DIRECTION: Skip every picture and transcribe the remaining material exactly.
--- Start of RAW DATA ---
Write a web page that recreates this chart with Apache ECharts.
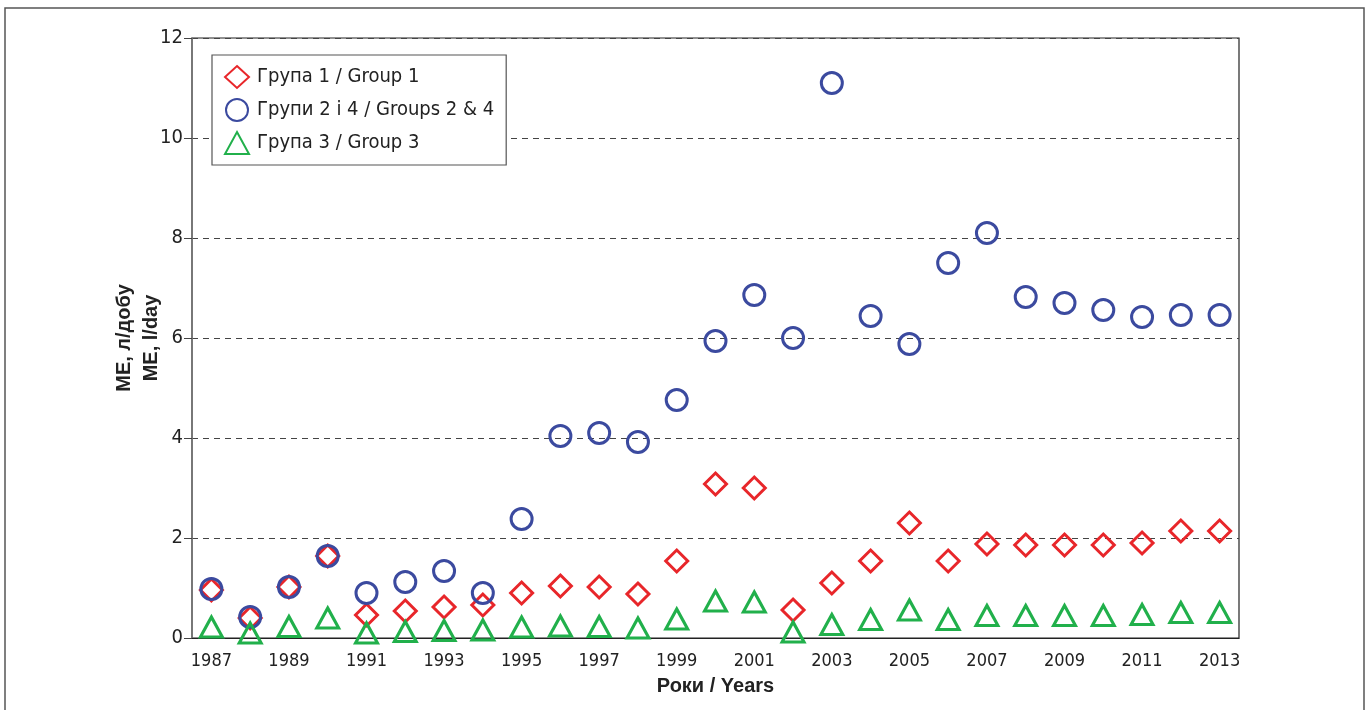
<!DOCTYPE html>
<html>
<head>
<meta charset="utf-8">
<script src="https://cdn.jsdelivr.net/npm/echarts@6/dist/echarts.min.js"></script>
<style>html,body{margin:0;padding:0;background:#fff}#c{width:1370px;height:710px}</style>
</head>
<body>
<div id="c"></div>
<script>
var years = ['1987','1988','1989','1990','1991','1992','1993','1994','1995','1996','1997','1998','1999','2000','2001','2002','2003','2004','2005','2006','2007','2008','2009','2010','2011','2012','2013'];
var group1 = [0.96,0.40,1.02,1.64,0.46,0.54,0.62,0.66,0.90,1.04,1.02,0.88,1.54,3.08,3.00,0.56,1.10,1.54,2.30,1.54,1.88,1.86,1.86,1.86,1.90,2.14,2.14];
var group24 = [0.98,0.42,1.02,1.64,0.90,1.12,1.34,0.90,2.38,4.04,4.10,3.92,4.76,5.94,6.86,6.00,11.10,6.44,5.88,7.50,8.10,6.82,6.70,6.56,6.42,6.46,6.46];
var group3 = [0.22,0.10,0.23,0.40,0.10,0.13,0.15,0.16,0.22,0.24,0.23,0.20,0.38,0.74,0.72,0.12,0.27,0.37,0.56,0.37,0.45,0.45,0.45,0.45,0.47,0.51,0.51];
var names = ['Група 1 / Group 1','Групи 2 і 4 / Groups 2 & 4','Група 3 / Group 3'];
var yTicks = [0,2,4,6,8,10,12];

var chart = echarts.init(document.getElementById('c'));
var narrow = '"DejaVu Sans Condensed","Liberation Sans Narrow",sans-serif';
var RED = '#e8262a', BLUE = '#3b4a9f', GREEN = '#21b04b';
function sc(name, data, symbol, size, color) {
  return {
    name: name, type: 'scatter', data: data, symbol: symbol, symbolSize: size,
    itemStyle: { color: 'transparent', borderColor: color, borderWidth: 3, opacity: 1 },
    emphasis: { disabled: true },
    z: 3
  };
}
chart.setOption({
  animation: false,
  graphic: [{
    type: 'rect', shape: { x: 5, y: 8, width: 1359, height: 720 },
    style: { fill: 'none', stroke: '#555', lineWidth: 1.5 }, z: -1
  }],
  grid: { left: 192, top: 38, width: 1047, height: 600, show: true, borderColor: '#222', borderWidth: 1.2, backgroundColor: 'transparent' },
  legend: {
    orient: 'vertical', left: 212, top: 55,
    padding: [10, 12, 10, 12], itemGap: 9, itemWidth: 24, itemHeight: 22,
    borderColor: '#555', borderWidth: 1.2, backgroundColor: '#fff',
    textStyle: { fontFamily: narrow, fontSize: 20, lineHeight: 22, color: '#222', padding: [0,0,0,3] },
    data: names
  },
  xAxis: {
    type: 'category', data: years, boundaryGap: true,
    name: 'Роки / Years', nameLocation: 'middle', nameGap: 38,
    nameTextStyle: { fontFamily: 'Liberation Sans, Arial, sans-serif', fontWeight: 'bold', fontSize: 20, color: '#222' },
    axisLine: { lineStyle: { color: '#222', width: 1.2 } },
    axisTick: { alignWithLabel: true, length: 6, lineStyle: { color: '#444' } },
    axisLabel: { interval: 1, margin: 14, fontFamily: narrow, fontSize: 18, color: '#222' },
    splitLine: { show: false }
  },
  yAxis: {
    type: 'value', min: 0, max: 12, interval: 2,
    name: 'МЕ, л/добу\nМЕ, l/day', nameLocation: 'middle', nameGap: 27, nameRotate: 90,
    nameMoveOverlap: false,
    nameTextStyle: { fontFamily: 'Liberation Sans, Arial, sans-serif', fontWeight: 'bold', fontSize: 20, color: '#222', lineHeight: 27 },
    axisLine: { show: true, lineStyle: { color: '#777', width: 1.5 } },
    axisTick: { show: true, length: 8, lineStyle: { color: '#444' } },
    axisLabel: { margin: 9, fontFamily: narrow, fontSize: 20, color: '#222',
      formatter: function (v) { return yTicks.indexOf(v) >= 0 ? String(v) : ''; } },
    splitLine: { show: true, lineStyle: { color: '#444', type: [6, 5], width: 1 } }
  },
  series: [
    sc(names[0], group1, 'diamond', [22, 22], RED),
    sc(names[1], group24, 'circle', 21, BLUE),
    sc(names[2], group3, 'triangle', [22, 20], GREEN)
  ]
});
</script>
</body>
</html>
--- End of RAW DATA ---
ANSWER FOR THE TASK:
Write a web page that recreates this chart with Apache ECharts.
<!DOCTYPE html>
<html>
<head>
<meta charset="utf-8">
<script src="https://cdn.jsdelivr.net/npm/echarts@6/dist/echarts.min.js"></script>
<style>html,body{margin:0;padding:0;background:#fff}#c{width:1370px;height:710px}</style>
</head>
<body>
<div id="c"></div>
<script>
var years = ['1987','1988','1989','1990','1991','1992','1993','1994','1995','1996','1997','1998','1999','2000','2001','2002','2003','2004','2005','2006','2007','2008','2009','2010','2011','2012','2013'];
var group1 = [0.96,0.40,1.02,1.64,0.46,0.54,0.62,0.66,0.90,1.04,1.02,0.88,1.54,3.08,3.00,0.56,1.10,1.54,2.30,1.54,1.88,1.86,1.86,1.86,1.90,2.14,2.14];
var group24 = [0.98,0.42,1.02,1.64,0.90,1.12,1.34,0.90,2.38,4.04,4.10,3.92,4.76,5.94,6.86,6.00,11.10,6.44,5.88,7.50,8.10,6.82,6.70,6.56,6.42,6.46,6.46];
var group3 = [0.22,0.10,0.23,0.40,0.10,0.13,0.15,0.16,0.22,0.24,0.23,0.20,0.38,0.74,0.72,0.12,0.27,0.37,0.56,0.37,0.45,0.45,0.45,0.45,0.47,0.51,0.51];
var names = ['Група 1 / Group 1','Групи 2 і 4 / Groups 2 & 4','Група 3 / Group 3'];
var yTicks = [0,2,4,6,8,10,12];

var chart = echarts.init(document.getElementById('c'));
var narrow = '"DejaVu Sans Condensed","Liberation Sans Narrow",sans-serif';
var RED = '#e8262a', BLUE = '#3b4a9f', GREEN = '#21b04b';
function sc(name, data, symbol, size, color) {
  return {
    name: name, type: 'scatter', data: data, symbol: symbol, symbolSize: size,
    itemStyle: { color: 'transparent', borderColor: color, borderWidth: 3, opacity: 1 },
    emphasis: { disabled: true },
    z: 3
  };
}
chart.setOption({
  animation: false,
  graphic: [{
    type: 'rect', shape: { x: 5, y: 8, width: 1359, height: 720 },
    style: { fill: 'none', stroke: '#555', lineWidth: 1.5 }, z: -1
  }],
  grid: { left: 192, top: 38, width: 1047, height: 600, show: true, borderColor: '#222', borderWidth: 1.2, backgroundColor: 'transparent' },
  legend: {
    orient: 'vertical', left: 212, top: 55,
    padding: [10, 12, 10, 12], itemGap: 9, itemWidth: 24, itemHeight: 22,
    borderColor: '#555', borderWidth: 1.2, backgroundColor: '#fff',
    textStyle: { fontFamily: narrow, fontSize: 20, lineHeight: 22, color: '#222', padding: [0,0,0,3] },
    data: names
  },
  xAxis: {
    type: 'category', data: years, boundaryGap: true,
    name: 'Роки / Years', nameLocation: 'middle', nameGap: 38,
    nameTextStyle: { fontFamily: 'Liberation Sans, Arial, sans-serif', fontWeight: 'bold', fontSize: 20, color: '#222' },
    axisLine: { lineStyle: { color: '#222', width: 1.2 } },
    axisTick: { alignWithLabel: true, length: 6, lineStyle: { color: '#444' } },
    axisLabel: { interval: 1, margin: 14, fontFamily: narrow, fontSize: 18, color: '#222' },
    splitLine: { show: false }
  },
  yAxis: {
    type: 'value', min: 0, max: 12, interval: 2,
    name: 'МЕ, л/добу\nМЕ, l/day', nameLocation: 'middle', nameGap: 27, nameRotate: 90,
    nameMoveOverlap: false,
    nameTextStyle: { fontFamily: 'Liberation Sans, Arial, sans-serif', fontWeight: 'bold', fontSize: 20, color: '#222', lineHeight: 27 },
    axisLine: { show: true, lineStyle: { color: '#777', width: 1.5 } },
    axisTick: { show: true, length: 8, lineStyle: { color: '#444' } },
    axisLabel: { margin: 9, fontFamily: narrow, fontSize: 20, color: '#222',
      formatter: function (v) { return yTicks.indexOf(v) >= 0 ? String(v) : ''; } },
    splitLine: { show: true, lineStyle: { color: '#444', type: [6, 5], width: 1 } }
  },
  series: [
    sc(names[0], group1, 'diamond', [22, 22], RED),
    sc(names[1], group24, 'circle', 21, BLUE),
    sc(names[2], group3, 'triangle', [22, 20], GREEN)
  ]
});
</script>
</body>
</html>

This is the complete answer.